Tuesday, November 29, 2022

taking a shot

Every morning when I sit in the park, I plan out my day in my head. Sometimes the day is full of errands, I route them out. I take into account if and when I'll become hungry and what neighborhood I will be in when that hunger comes about. When I do everything in my mental checklist, the day leaves me feeling satisfied and with a purpose no matter how mundane the tasks of that day were.

Lately however, I sit in the park and I can't think of anything I ought to do. There's nothing I 'need' nor anything I would want. I dig and dig and dig for things. I scroll on my phone and look at cleaning supplies I might want to try. I try and think of what I might want to write. I think maybe I'll want to write at a coffee shop but all of the coffee shops I usually like to write at have begun to bother me. Should I start writing at a bar at 1 in the afternoon somewhere far uptown? I talk myself out of it because I don't want to take the train downtown at rush hour. I tell myself I'll try a new restaurant but I always talk myself out of that too because I worry I won't like it. 
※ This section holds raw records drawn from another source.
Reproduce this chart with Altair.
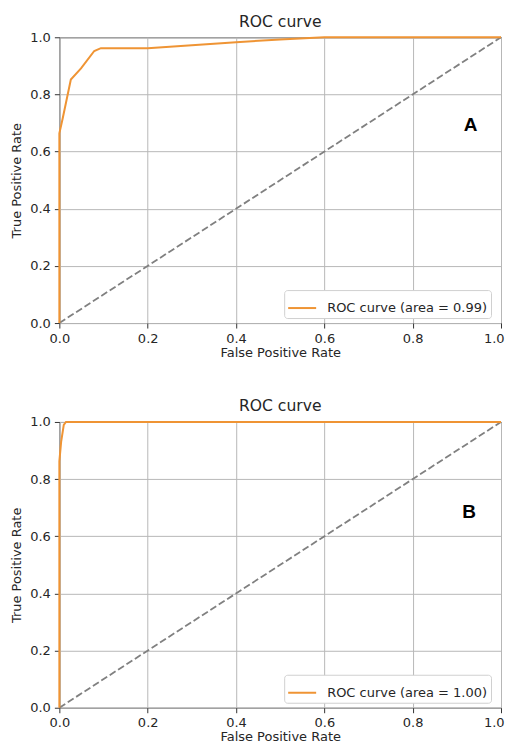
import altair as alt
import pandas as pd

# ---- data ----
fpr_a = [0.0, 0.0, 0.0075, 0.026, 0.049, 0.079, 0.094, 0.2, 0.3, 0.4, 0.5, 0.6, 1.0]
tpr_a = [0.0, 0.664, 0.716, 0.852, 0.891, 0.952, 0.962, 0.962, 0.972, 0.983, 0.992, 1.0, 1.0]
label_a = "ROC curve (area = 0.99)"

fpr_b = [0.0, 0.0, 0.004, 0.01, 0.015, 1.0]
tpr_b = [0.0, 0.862, 0.93, 0.99, 1.0, 1.0]
label_b = "ROC curve (area = 1.00)"

diag_x = [0.0, 1.0]
diag_y = [0.0, 1.0]

panel_letters = ["A", "B"]
letter_x = [0.931, 0.928]
letter_y = [0.693, 0.685]

tick_vals = [0.0, 0.2, 0.4, 0.6, 0.8, 1.0]
title_text = "ROC curve"
x_title = "False Positive Rate"
y_title = "True Positive Rate"

ORANGE = "#ef9434"
FONT = "DejaVu Sans"
TXT = "#262626"


def panel(fpr, tpr, label, letter, lx, ly):
    roc = pd.DataFrame({"fpr": fpr, "tpr": tpr, "idx": list(range(len(fpr))), "series": [label] * len(fpr)})
    diag = pd.DataFrame({"fpr": diag_x, "tpr": diag_y})
    let = pd.DataFrame({"fpr": [lx], "tpr": [ly], "t": [letter]})

    xenc = alt.X("fpr:Q", scale=alt.Scale(domain=[0, 1], nice=False, zero=False),
                 axis=alt.Axis(values=tick_vals, format=".1f", title=x_title, labelFlush=False,
                               titlePadding=1,
                               labelAlign=alt.expr("datum.value >= 1 ? 'right' : 'center'"),
                               labelOffset=alt.expr("datum.value >= 1 ? 3 : 0")))
    yenc = alt.Y("tpr:Q", scale=alt.Scale(domain=[0, 1], nice=False, zero=False),
                 axis=alt.Axis(values=tick_vals, format=".1f", title=y_title, labelFlush=False))

    diag_layer = alt.Chart(diag).mark_line(color="#808080", strokeWidth=1.8, strokeDash=[7, 3]).encode(
        x=xenc, y=yenc)
    roc_layer = alt.Chart(roc).mark_line(strokeWidth=2).encode(
        x=xenc, y=yenc, order="idx:Q",
        color=alt.Color("series:N", scale=alt.Scale(domain=[label], range=[ORANGE]),
                        legend=alt.Legend(title=None, orient="none", legendX=225, legendY=253,
                                          symbolType="stroke", symbolSize=784, symbolStrokeWidth=2,
                                          labelFontSize=13, labelFont=FONT, labelColor=TXT, labelLimit=0,
                                          labelOffset=10, padding=3, strokeColor="#d0d0d0",
                                          fillColor="white", cornerRadius=3)))
    letter_layer = alt.Chart(let).mark_text(font="Liberation Sans", fontWeight="bold", fontSize=19,
                                            color="black").encode(x=xenc, y=yenc, text="t:N")
    return alt.layer(diag_layer, roc_layer, letter_layer).properties(
        width=442, height=286,
        title=alt.TitleParams(title_text, font=FONT, fontSize=15.6, fontWeight="normal", color=TXT, offset=1))


pa = panel(fpr_a, tpr_a, label_a, panel_letters[0], letter_x[0], letter_y[0])
pb = panel(fpr_b, tpr_b, label_b, panel_letters[1], letter_x[1], letter_y[1])

chart = alt.vconcat(pa, pb, spacing=38).resolve_scale(color="independent").resolve_legend(
    color="independent").properties(
    padding={"left": 1.4, "top": 5, "right": 0, "bottom": 0}
).configure_view(stroke="#333333", strokeWidth=1).configure_axis(
    domain=False, grid=True, gridColor="#b8b8b8", gridWidth=1, tickColor="#333333", tickSize=5,
    labelFont=FONT, labelFontSize=13, labelColor=TXT, labelPadding=4,
    titleFont=FONT, titleFontSize=13, titleFontWeight="normal", titleColor=TXT, titlePadding=3
).configure_axisY(labelPadding=4, titlePadding=6)

chart.save("out.html", embed_options={"renderer": "svg", "actions": False})
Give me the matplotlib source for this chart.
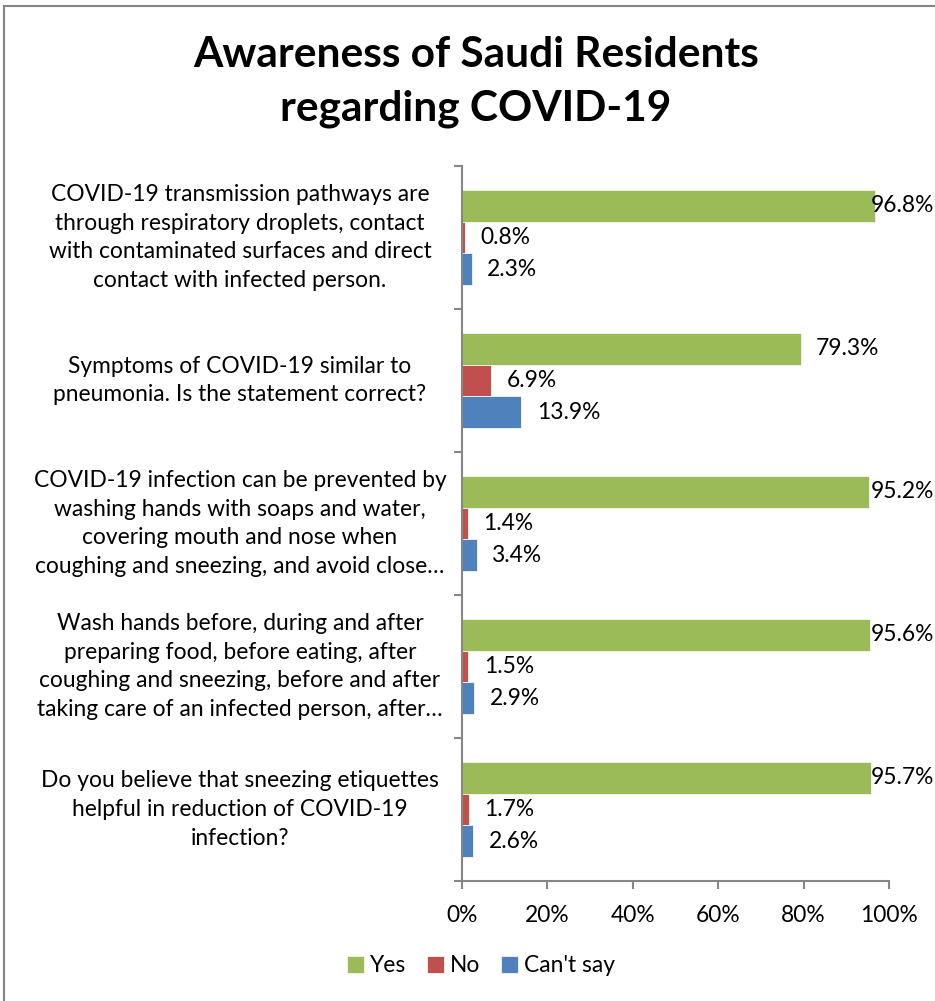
import matplotlib
matplotlib.use("Agg")
import matplotlib.pyplot as plt
import numpy as np
from matplotlib.ticker import PercentFormatter

categories = [
    "COVID-19 transmission pathways are\nthrough respiratory droplets, contact\nwith contaminated surfaces and direct\ncontact with infected person.",
    "Symptoms of COVID-19 similar to\npneumonia. Is the statement correct?",
    "COVID-19 infection can be prevented by\nwashing hands with soaps and water,\ncovering mouth and nose when\ncoughing and sneezing, and avoid close…",
    "Wash hands before, during and after\npreparing food, before eating, after\ncoughing and sneezing, before and after\ntaking care of an infected person, after…",
    "Do you believe that sneezing etiquettes\nhelpful in reduction of COVID-19\ninfection?",
]
yes = [96.8, 79.3, 95.2, 95.6, 95.7]
no = [0.8, 6.9, 1.4, 1.5, 1.7]
cant = [2.3, 13.9, 3.4, 2.9, 2.6]
series_names = ["Yes", "No", "Can't say"]
colors = ["#9BBB59", "#C0504D", "#4F81BD"]

plt.rcParams['font.family'] = ['Lato', 'DejaVu Sans']

W, H = 935, 1001
fig = plt.figure(figsize=(W / 100, H / 100), dpi=100)

# border
fig.add_artist(plt.Rectangle((4 / W, -0.01), 1.1, 1 - 6 / H + 0.01, transform=fig.transFigure,
                             fill=False, edgecolor="#868686", linewidth=1.5))

left, right = 462 / W, 889 / W
top, bottom = 1 - 166 / H, 1 - 881 / H
ax = fig.add_axes([left, bottom, right - left, top - bottom])

n = len(categories)
y = np.arange(n)
bh = 1 / 4.5
data = [yes, no, cant]
val_texts = []
for i, (vals, c, name) in enumerate(zip(data, colors, series_names)):
    pos = y + (i - 1) * bh
    ax.barh(pos, vals, height=bh, color=c, label=name, edgecolor="#f4f8ee", linewidth=0.6)
    for p, v in zip(pos, vals):
        t = ax.annotate(f"{v:.1f}%", (v, p), xytext=(11, 0), textcoords="offset points",
                        ha="left", va="center", fontsize=16.4)
        val_texts.append(t)

ax.set_xlim(0, 100)
ax.set_ylim(n - 0.5, -0.5)
ax.set_xticks(np.arange(0, 101, 20))
ax.xaxis.set_major_formatter(PercentFormatter(decimals=0))
ax.set_yticks(np.arange(-0.5, n, 1))
ax.set_yticklabels([])
for i, lab in enumerate(categories):
    ax.text(240 / W, i, lab, transform=matplotlib.transforms.blended_transform_factory(fig.transFigure, ax.transData),
            ha="center", va="center", fontsize=16.4, linespacing=1.45, color="black")

for s in ["top", "right"]:
    ax.spines[s].set_visible(False)
for s in ["left", "bottom"]:
    ax.spines[s].set_color("#868686")
    ax.spines[s].set_linewidth(1.5)
ax.tick_params(axis="x", length=6, width=1.5, color="#868686", labelsize=16.4, pad=11, direction="out")
ax.tick_params(axis="y", length=6, width=1.5, color="#868686", direction="out")

fig.text(476 / W, 1 - 82 / H, "Awareness of Saudi Residents\nregarding COVID-19", ha="center", va="center",
         fontsize=30.5, fontweight="bold", linespacing=1.5)

handles, labels = ax.get_legend_handles_labels()
fig.legend(handles, labels, loc="center", bbox_to_anchor=(481 / W, 1 - 966 / H), ncol=3, frameon=False,
           fontsize=16.4, handlelength=0.72, handleheight=0.72, handletextpad=0.25, columnspacing=0.95)

# keep value labels inside the figure, like the reference shifts them
fig.canvas.draw()
renderer = fig.canvas.get_renderer()
for t in val_texts:
    bb = t.get_window_extent(renderer)
    overflow = bb.x1 - (W - 0.5)
    if overflow > 0:
        ox, oy = t.xyann
        t.xyann = (ox - overflow * 72 / fig.dpi, oy)

fig.savefig("out.png", dpi=100)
I thought for a moment that this weird phase I am in is because I'm losing my spirit in daily living. Not in a way that a doctor would prescribe as depression but that maybe it's all simply getting old to me. As a creature of habit this is a startling place to come to. I tell myself over and over again that change is good, that transitions in life are some of the most poignant times for growth but I always lose sight of that ladder. I want to stay right where I am! But I hate where I am. 

Of course I don't hate where I am in my life, in fact I am rather satisfied with my work life, my home, and my social life. I've spent hours wondering where this nameless and invisible void came from and when. 

Around a year ago, my camera broke. I wasn't too torn about it. These things happen. Film cameras are especially fragile and like a everything, they may die without any warning. I saw that death as a great time to try something new. I bought a camera on Ebay that broke within a week and I hated the way the photos looked despite it being $600 and every photographer told me they loved it. Now I had no money and no camera. I was mad! Fast forward to July, a friend sold me his $2,500 camera for $500! What a steal I thought! But that camera hasn't felt like mine and I don't think it ever will. The photos just aren't me.

So on it's way from Japan as I write is the camera that I hope will bring me closer to normalcy. The camera that died about a year ago, not the same one but one that it's now previous owner claims was only used a few times. Just thinking about it being on it's way is making me smile. It's the perfect camera for me. I have missed it so much and I wonder if I'm putting too much weight on the thing but I am getting fidgety just thinking about it.